The internals are Quadra 605, with most of the original components transfered over. A SCSI drive won’t fit, instead a BlueSCSI is used for the boot drive.
This was also featured in the May 1993 edition of MacWorld. The files to make your own can be found in the Rackmount Mac repo.
Inspired by the the best industrial design for computer cases of the 90s – Packard Bell – I decided to build my own Frog Design-inspired computer case. It supports a Mini ITX motherboard, with provisions for dual card slots.
The design offers little in the way for space for extended graphics cards, but in the mid-90s, graphics cards weren’t that big, anyway.

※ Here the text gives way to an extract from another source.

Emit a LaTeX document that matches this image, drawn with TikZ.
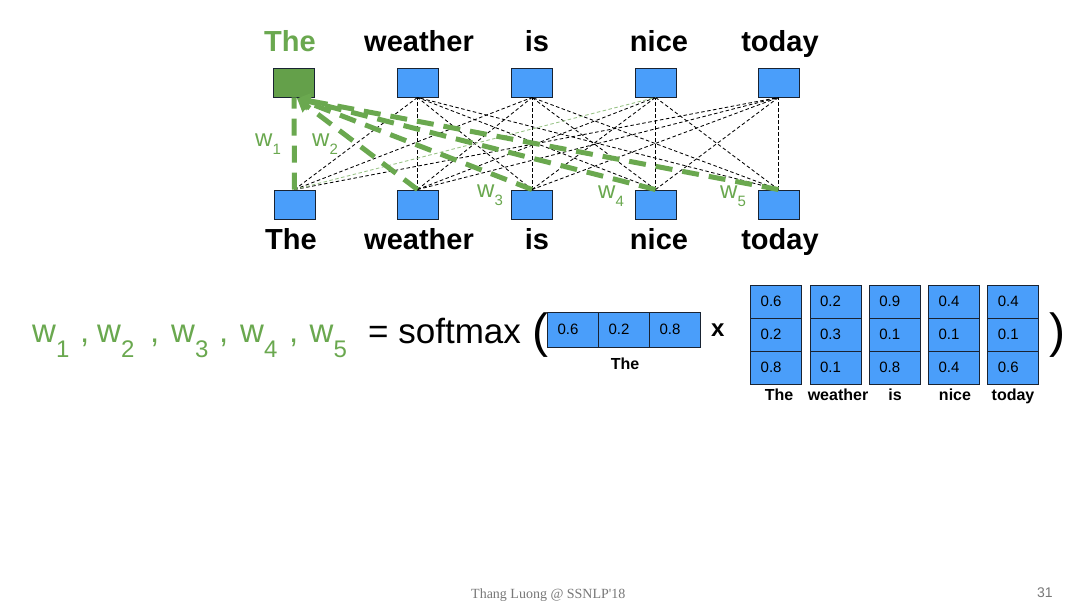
\documentclass[tikz,border=0pt]{standalone}
\usepackage{fontspec}
\setmainfont{Liberation Sans}
\newfontfamily\footserif{Liberation Serif}
\usetikzlibrary{arrows.meta}
\definecolor{boxblue}{RGB}{74,158,250}
\definecolor{gr}{RGB}{106,168,79}
\definecolor{grbox}{RGB}{100,160,74}
\definecolor{edgec}{RGB}{25,35,50}
\definecolor{footgray}{RGB}{120,120,120}
\newcommand{\setfs}[1]{\fontsize{#1}{#1}\selectfont}
\tikzset{
  wbox/.style={draw=edgec, line width=0.9pt, fill=boxblue, minimum width=41pt, minimum height=29pt, inner sep=0pt},
  word/.style={font=\setfs{29}\bfseries, inner sep=0pt, anchor=base},
  bedge/.style={draw=black, line width=0.85pt, dash pattern=on 3.5pt off 2.5pt},
  ledge/.style={draw=gr!70, line width=0.85pt, dash pattern=on 3.5pt off 2.5pt},
  gedge/.style={draw=gr, line width=5pt, dash pattern=on 17pt off 10pt},
  wlab/.style={font=\setfs{24}, text=gr, inner sep=0pt, anchor=base west},
  flab/.style={font=\setfs{33}, text=gr, inner sep=0pt, anchor=base west},
  cell/.style={draw=edgec, fill=boxblue, line width=0.9pt, inner xsep=10pt, inner ysep=0pt, text width=31pt, align=left, font=\setfs{15}},
  vcell/.style={cell, minimum height=35pt},
  mcell/.style={cell, minimum height=33pt},
  clab/.style={font=\setfs{16}\bfseries, inner sep=0pt, anchor=base},
}
\begin{document}
\begin{tikzpicture}[x=1pt,y=-1pt]
\fill[white] (0,0) rectangle (1080,607);
\useasboundingbox (0,0) rectangle (1080,607);

% top words
\node[word, text=gr] (tw1) at (290,52) {The};
\node[word] (tw2) at (419,52) {weather};
\node[word] (tw3) at (537,52) {is};
\node[word] (tw4) at (659,52) {nice};
\node[word] (tw5) at (780,52) {today};
% bottom words
\node[word] (bw1) at (291,249) {The};
\node[word] (bw2) at (419,249) {weather};
\node[word] (bw3) at (537,249) {is};
\node[word] (bw4) at (659,249) {nice};
\node[word] (bw5) at (780,249) {today};

% boxes
\node[wbox, fill=grbox] (t1) at (294,82.5) {};
\node[wbox] (t2) at (417.5,82.5) {};
\node[wbox] (t3) at (532,82.5) {};
\node[wbox] (t4) at (655.5,82.5) {};
\node[wbox] (t5) at (778.5,82.5) {};
\node[wbox] (b1) at (294.5,204.5) {};
\node[wbox] (b2) at (417.5,204.5) {};
\node[wbox] (b3) at (532,204.5) {};
\node[wbox] (b4) at (655.5,204.5) {};
\node[wbox] (b5) at (778.5,204.5) {};

% thin dashed connections
\foreach \i in {2,...,5}{
  \foreach \j in {1,...,5}{
    \ifnum\i\j=41 \else
      \draw[bedge] (b\j.north) -- (t\i.south);
    \fi
  }
}
\draw[ledge] (b1.north) -- (t4.south);

% thick green attention connections
\draw[gedge] (b1.north) -- (t1.south);
\foreach \j in {2,...,5}{
  \draw[gedge, -{Triangle[length=13pt,width=15pt]}] (b\j.north) -- ([xshift=3pt,yshift=-1pt]t1.south);
}

% weight labels
\node[wlab] (w1) at (255,147) {w\raisebox{-8pt}{\setfs{15}1}};
\node[wlab] (w2) at (312,147) {w\raisebox{-8pt}{\setfs{15}2}};
\node[wlab] (w3) at (477,198) {w\raisebox{-8pt}{\setfs{15}3}};
\node[wlab] (w4) at (598,199) {w\raisebox{-8pt}{\setfs{15}4}};
\node[wlab] (w5) at (720,199) {w\raisebox{-8pt}{\setfs{15}5}};

% formula
\node[flab] (f1) at (32,342) {w\raisebox{-15pt}{\setfs{24}1}};
\node[flab] (c1) at (80,342) {,};
\node[flab] (f2) at (97,342) {w\raisebox{-15pt}{\setfs{24}2}};
\node[flab] (c2) at (150,342) {,};
\node[flab] (f3) at (171,342) {w\raisebox{-15pt}{\setfs{24}3}};
\node[flab] (c3) at (219,342) {,};
\node[flab] (f4) at (240,342) {w\raisebox{-15pt}{\setfs{24}4}};
\node[flab] (c4) at (289,342) {,};
\node[flab] (f5) at (309.5,342) {w\raisebox{-15pt}{\setfs{24}5}};
\node[font=\setfs{35}, inner sep=0pt, anchor=base west] (sm) at (368,343) {= softmax};
\node[font=\setfs{48}, inner sep=0pt, anchor=base west] (lp) at (532,347) {(};
\node[font=\setfs{48}, inner sep=0pt, anchor=base west] (rp) at (1049,347) {)};

% query vector
\node[vcell] (v1) at (573,329.5) {0.6};
\node[vcell] (v2) at (624,329.5) {0.2};
\node[vcell] (v3) at (675,329.5) {0.8};
\node[clab] (vl) at (625,369) {The};
\node[font=\setfs{24}\bfseries, inner sep=0pt, anchor=base west] (times) at (711,336) {x};

% key matrix
\node[mcell] (m11) at (776.2,301.5) {0.6};
\node[mcell] (m12) at (776.2,334.5) {0.2};
\node[mcell] (m13) at (776.2,367.5) {0.8};
\node[mcell] (m21) at (835.5,301.5) {0.2};
\node[mcell] (m22) at (835.5,334.5) {0.3};
\node[mcell] (m23) at (835.5,367.5) {0.1};
\node[mcell] (m31) at (894.8,301.5) {0.9};
\node[mcell] (m32) at (894.8,334.5) {0.1};
\node[mcell] (m33) at (894.8,367.5) {0.8};
\node[mcell] (m41) at (954.1,301.5) {0.4};
\node[mcell] (m42) at (954.1,334.5) {0.1};
\node[mcell] (m43) at (954.1,367.5) {0.4};
\node[mcell] (m51) at (1013.4,301.5) {0.4};
\node[mcell] (m52) at (1013.4,334.5) {0.1};
\node[mcell] (m53) at (1013.4,367.5) {0.6};
\node[clab] (ml1) at (779,400) {The};
\node[clab] (ml2) at (838,400) {weather};
\node[clab] (ml3) at (895,400) {is};
\node[clab] (ml4) at (955,400) {nice};
\node[clab] (ml5) at (1013,400) {today};

% footer
\node[font=\footserif\setfs{14}, text=footgray, inner sep=0pt, anchor=base west] (foot) at (471,598) {Thang Luong @ SSNLP'18};
\node[font=\setfs{14}, text=footgray, inner sep=0pt, anchor=base west] (pg) at (1037,597) {31};
\end{tikzpicture}
\end{document}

Of note is the slot-load DVD drive; although the DVD drive is slightly anachronistic, it does suit the design nicely.
A take-off of the big Zip drive tower, this enclosure fits four 3.5” drives, power supply, and interface electronics.
The design is inspired by the SGI O2, with a dash of Power Macintosh 6400. With four Zip 250 drives, this enclosure holds an entire gigabyte of data, accessable over USB 2 High Speed interface. This does not saturate the USB connection; the bottleneck is the drives.
Long story short – I needed a Raspberry Pi to sit on a shelf for something (an FTP server, I think?), and I wanted it to look cool. A BeBox enclosure did not exist, so I made one.
This includes blinkenlights displaying the current CPU load. This is done with an MCP23017 I2C/GPIO expander. This board is mounted to the resin-printed front panel.
More information can be found in the BeBox Repo.